When purchasing a new or used car, it is important to understand the different kinds of fees that you may be required to pay.  Some are required by the state and some by your dealer or others and some you may choose to pay.

Here are typical fees:

DMV or State Fees
  Title Transfer Fee $15.00 Pay within 30 days.
  Title Only $20.00 Cannot be used for vehicles with unpaid registration fees. More Info
  Registration / Tag Fee $46.00  
  Vehicle License Fee 0.65% of value This is based on the original purchase price and decreases for the first 11 years.  This may be deducted from your state income tax.
  Smog Transfer Fee $8.00 Smog transfer fees are required on vehicles that are more than four model years old.  The fee is collected from the new owner.
  California Highway Patrol (CHP) $24  
  Reflectorized License Plate $1  
  Zero emissions vehicle parking sticker $17  
Dealership Fees
  Documentation Fees No specific limit.

Charged to cover administrative costs of the dealer related to the title, registration and other paperwork. Find out the fee early in the buying process since it may be significant.

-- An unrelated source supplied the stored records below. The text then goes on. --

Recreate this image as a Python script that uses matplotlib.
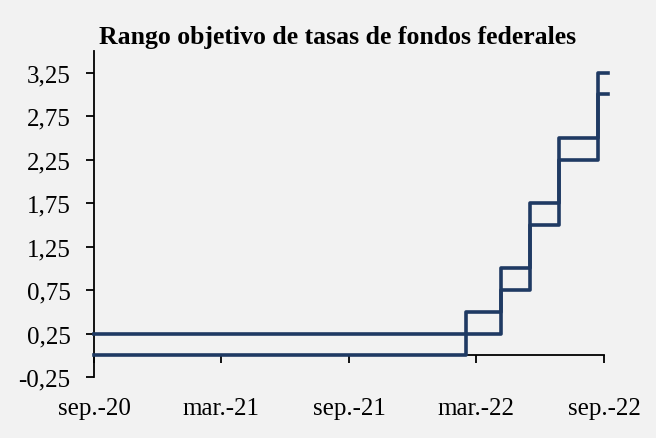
import matplotlib
matplotlib.use("Agg")
import matplotlib.pyplot as plt
import numpy as np
import pandas as pd

# fed funds target range, step dates
dates = pd.to_datetime(["2020-09-30", "2022-03-17", "2022-05-05", "2022-06-16",
                        "2022-07-28", "2022-09-22", "2022-10-06"])
lower = [0.00, 0.25, 0.75, 1.50, 2.25, 3.00, 3.00]
upper = [0.25, 0.50, 1.00, 1.75, 2.50, 3.25, 3.25]

tick_dates = pd.to_datetime(["2020-09-30", "2021-03-31", "2021-09-30",
                             "2022-03-31", "2022-09-30"])
tick_labels = ["sep.-20", "mar.-21", "sep.-21", "mar.-22", "sep.-22"]
y_ticks = [-0.25, 0.25, 0.75, 1.25, 1.75, 2.25, 2.75, 3.25]

plt.rcParams["font.family"] = ["Liberation Serif", "DejaVu Serif"]
bg = "#f2f2f2"
navy = "#1f3a63"

fig = plt.figure(figsize=(6.56, 4.39), dpi=100, facecolor=bg)
ax = fig.add_axes([94 / 656, 1 - 378 / 439, 510 / 656, 326 / 439], facecolor=bg)

ax.plot(dates, upper, drawstyle="steps-post", color=navy, lw=2.6, clip_on=False, zorder=5)
ax.plot(dates, lower, drawstyle="steps-post", color=navy, lw=2.6, clip_on=False, zorder=5)

ax.set_xlim(tick_dates[0], tick_dates[-1])
ax.set_ylim(-0.25, 3.5)

ax.spines["top"].set_visible(False)
ax.spines["right"].set_visible(False)
ax.spines["bottom"].set_position(("data", 0))
for s in ("left", "bottom"):
    ax.spines[s].set_linewidth(1.3)

ax.set_xticks(tick_dates)
ax.set_xticklabels(tick_labels)
ax.set_yticks(y_ticks)
ax.set_yticklabels([f"{v:.2f}".replace(".", ",") for v in y_ticks])
ax.tick_params(axis="x", direction="out", length=6, width=1.3, pad=24, labelsize=18)
ax.tick_params(axis="y", direction="out", length=6, width=1.3, pad=11, labelsize=18)

fig.text(338 / 656, 1 - 44 / 439, "Rango objetivo de tasas de fondos federales",
         ha="center", va="baseline", fontsize=18.5, fontweight="bold")

fig.savefig("out.png", dpi=100, facecolor=bg)
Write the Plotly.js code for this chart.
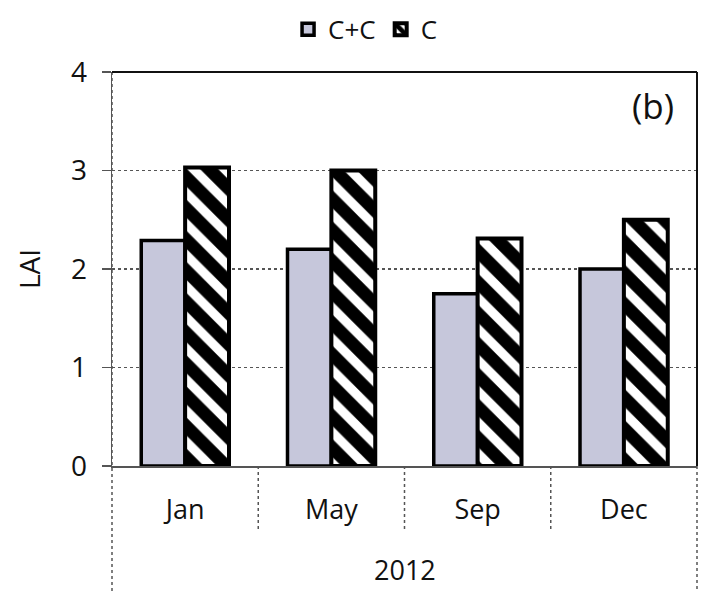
<!DOCTYPE html>
<html>
<head>
<meta charset="utf-8">
<script src="https://cdn.plot.ly/plotly-3.0.1.min.js"></script>
<style>html,body{margin:0;padding:0;background:#fff;}</style>
</head>
<body>
<div id="chart" style="width:703px;height:591px;"></div>
<script>
const months = ["Jan", "May", "Sep", "Dec"];
const yearLabel = "2012";
const seriesNames = ["C+C", "C"];
const valuesCC = [2.29, 2.2, 1.75, 2.0];
const valuesC = [3.03, 3.0, 2.31, 2.5];
const panelLabel = "(b)";
const yTitle = "LAI";

const FONT = "Open Sans, Noto Sans, sans-serif";
const gridCol = "#555555";

const traces = [
  {
    type: "bar", name: seriesNames[0], x: months, y: valuesCC,
    marker: { color: "#c6c7db", line: { color: "#000", width: 3.5 } }
  },
  {
    type: "bar", name: seriesNames[1], x: months, y: valuesC,
    marker: {
      color: "#ffffff",
      line: { color: "#000", width: 4 },
      pattern: { shape: "\\", fgcolor: "#000", bgcolor: "#fff", fgopacity: 1, size: 22, solidity: 0.58, fillmode: "replace" }
    }
  }
];

const shapes = [];
for (let i = 1; i < months.length; i++) {
  shapes.push({ type: "line", xref: "x", yref: "paper", x0: i - 0.5, x1: i - 0.5, y0: 0, y1: -0.165,
    line: { color: gridCol, width: 1.5, dash: "dot" } });
}
shapes.push({ type: "line", xref: "paper", yref: "paper", x0: 0, x1: 0, y0: 1, y1: -0.33, line: { color: gridCol, width: 1.5, dash: "dot" } });
shapes.push({ type: "line", xref: "paper", yref: "paper", x0: 1, x1: 1, y0: 0, y1: -0.33, line: { color: gridCol, width: 1.5, dash: "dot" } });
shapes.push({ type: "line", xref: "paper", yref: "paper", x0: 0, x1: 1, y0: 1, y1: 1, line: { color: "#111", width: 2 } });
shapes.push({ type: "line", xref: "paper", yref: "paper", x0: 1, x1: 1, y0: 0, y1: 1, line: { color: "#111", width: 2 } });

const layout = {
  width: 703, height: 591,
  margin: { l: 112, r: 6, t: 72, b: 125 },
  paper_bgcolor: "#fff", plot_bgcolor: "#fff",
  font: { family: FONT, size: 27, color: "#111" },
  barmode: "group", bargap: 0.4, bargroupgap: 0,
  showlegend: true,
  legend: {
    orientation: "h", xref: "container", yref: "container", x: 0.52, xanchor: "center",
    y: 0.99, yanchor: "top", font: { size: 26, family: FONT }, itemwidth: 30, tracegroupgap: 0
  },
  xaxis: {
    type: "category", showgrid: false, zeroline: false, showline: true, linecolor: gridCol, linewidth: 1.5,
    ticks: "", ticklabelstandoff: 19, tickfont: { size: 27 }
  },
  yaxis: {
    range: [0, 4], tickvals: [0, 1, 2, 3, 4], showgrid: true, gridcolor: gridCol, gridwidth: 1.5, griddash: "dot",
    zeroline: false, showline: true, linecolor: gridCol, linewidth: 1.5,
    ticks: "outside", ticklen: 9, tickcolor: gridCol, tickwidth: 1.5, ticklabelstandoff: 9,
    tickfont: { size: 28 },
    title: { text: yTitle, font: { size: 28 }, standoff: 22 }
  },
  shapes: shapes,
  annotations: [
    { text: yearLabel, xref: "paper", yref: "paper", x: 0.5, y: 0, yanchor: "bottom", yshift: -123, borderpad: 0, showarrow: false, font: { size: 27 } },
    { text: panelLabel, xref: "paper", yref: "paper", x: 0.925, xanchor: "center", y: 1, yanchor: "middle", yshift: -33, showarrow: false, font: { size: 35 } }
  ]
};

Plotly.newPlot("chart", traces, layout, { displayModeBar: false, staticPlot: true });
</script>
</body>
</html>
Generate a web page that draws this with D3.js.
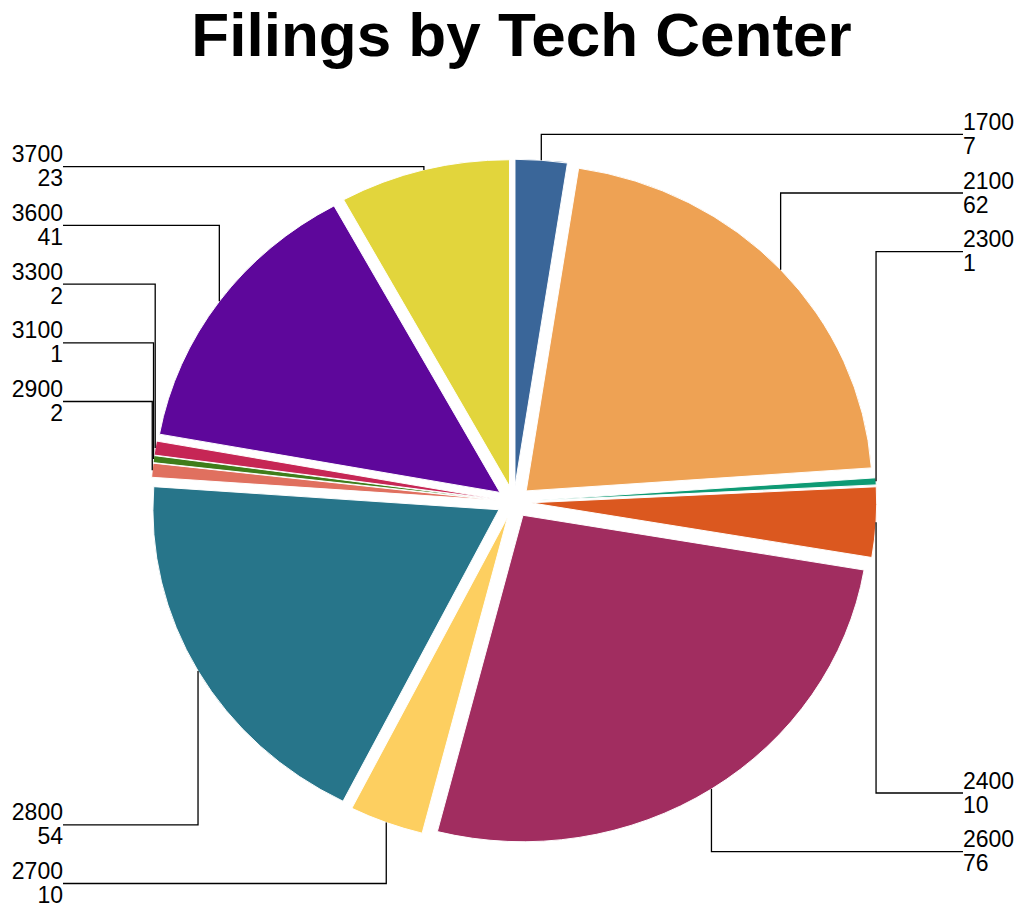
<!DOCTYPE html>
<html>
<head>
<meta charset="utf-8">
<script src="https://cdn.jsdelivr.net/npm/d3@7"></script>
<style>
  body { margin: 0; background: #fff; }
  #chart { width: 1021px; height: 907px; }
  text { font-family: "Liberation Sans", Arial, Helvetica, sans-serif; }
</style>
</head>
<body>
<div id="chart"></div>
<script>
// data
const centers = ["1700", "2100", "2300", "2400", "2600", "2700", "2800", "2900", "3100", "3300", "3600", "3700"];
const filings = [7, 62, 1, 10, 76, 10, 54, 2, 1, 2, 41, 23];
const colors = ["#3a6699", "#eea254", "#0e9a74", "#db581f", "#a12d60", "#fdcf60",
                "#27758a", "#e0705f", "#3f7d1a", "#c62655", "#5e079b", "#e2d53c"];

const rows = centers.map((c, i) => ({ center: c, value: filings[i], color: colors[i] }));

const width = 1021;
const height = 907;

const svg = d3.select("#chart").append("svg")
    .attr("width", width)
    .attr("height", height);

svg.append("text")
    .attr("x", 521.5)
    .attr("y", 56)
    .attr("text-anchor", "middle")
    .style("font-size", "62px")
    .style("font-weight", "bold")
    .text("Filings by Tech Center");

// pie geometry (slightly squashed vertically, like the original)
const cx = 513.7, cy = 501.8;
const r = 346;
const yScale = 326.5 / 346;
const pull = 17;

const pie = d3.pie().sort(null).value(d => d.value);
const arcs = pie(rows);
const arc = d3.arc().innerRadius(0).outerRadius(r);

const g = svg.append("g")
    .attr("transform", `translate(${cx},${cy}) scale(1,${yScale})`);

g.selectAll("path")
    .data(arcs)
    .enter()
    .append("path")
    .attr("d", arc)
    .attr("transform", d => {
        const a = (d.startAngle + d.endAngle) / 2;
        return `translate(${pull * Math.sin(a)},${-pull * Math.cos(a)})`;
    })
    .style("fill", d => d.data.color)
    .style("stroke", "#fff")
    .style("stroke-width", 1);

// label layout
arcs.forEach(d => {
    const a = (d.startAngle + d.endAngle) / 2;
    d.ax = cx + (r + pull) * Math.sin(a);
    d.ay = cy - (r + pull) * Math.cos(a) * yScale;
    d.side = Math.sin(a) >= 0 ? "right" : "left";
});

const step = 58.7;
const rightTop = arcs.filter(d => d.side === "right" && d.ay < cy).sort((a, b) => a.ay - b.ay);
const rightBot = arcs.filter(d => d.side === "right" && d.ay >= cy).sort((a, b) => a.ay - b.ay);
const leftTop = arcs.filter(d => d.side === "left" && d.ay < cy).sort((a, b) => a.ay - b.ay);
const leftBot = arcs.filter(d => d.side === "left" && d.ay >= cy).sort((a, b) => a.ay - b.ay);

rightTop.forEach((d, i) => d.ly = 134.3 + i * step);
rightBot.forEach((d, i) => d.ly = 851.7 - (rightBot.length - 1 - i) * step);
leftTop.forEach((d, i) => d.ly = 166.7 + i * step);
leftBot.forEach((d, i) => d.ly = 883.5 - (leftBot.length - 1 - i) * step);

const labelRightX = 963;
const labelLeftX = 63;

const labels = svg.append("g");

labels.selectAll(".leader")
    .data(arcs)
    .enter()
    .append("path")
    .attr("class", "leader")
    .attr("d", d => {
        const lx = d.side === "right" ? labelRightX : labelLeftX;
        return `M ${lx},${d.ly} L ${d.ax},${d.ly} L ${d.ax},${d.ay}`;
    })
    .style("fill", "none")
    .style("stroke", "#000")
    .style("stroke-width", 1.3);

const lt = labels.selectAll(".lab")
    .data(arcs)
    .enter()
    .append("text")
    .attr("class", "lab")
    .attr("text-anchor", d => d.side === "right" ? "start" : "end")
    .style("font-size", "23px")
    .style("fill", "#000");

lt.append("tspan")
    .attr("x", d => d.side === "right" ? labelRightX : labelLeftX)
    .attr("y", d => d.ly - 4.5)
    .text(d => d.data.center);

lt.append("tspan")
    .attr("x", d => d.side === "right" ? labelRightX : labelLeftX)
    .attr("y", d => d.ly + 19.5)
    .text(d => d.data.value);
</script>
</body>
</html>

The dealer must provide a written document with the price of specified items purchased and their effect on installment payments (California Civil Code §2982).

  Trade-in Fees Negotiable  
  Warranty Fees   Usually a basic warranty comes with the purchase of your vehicle. Your dealership may encourage you to buy extended warranties.
  Credit Insurance Fees    
  Advertising Fees Negotiable Check your invoice to see if your dealer is adding on fees related to their advertising. Usually, you can negotiate these down or completely out.
  Vehicle History Report Fees Depends It is highly recommended to get a history report when purchasing a used car. If your dealer doesn't provide this for you, there are plenty of private firms that you can use. Refer to Vehicle History Reports for more information.
  Private Sales Fees    
  Pre-sale inspection Depends A pre-sale inspection is often done when purchasing a used car.  The purchaser is usually responsible for these fees.  However, they may be well worth it if they uncover flaws that discourage you from buying the car.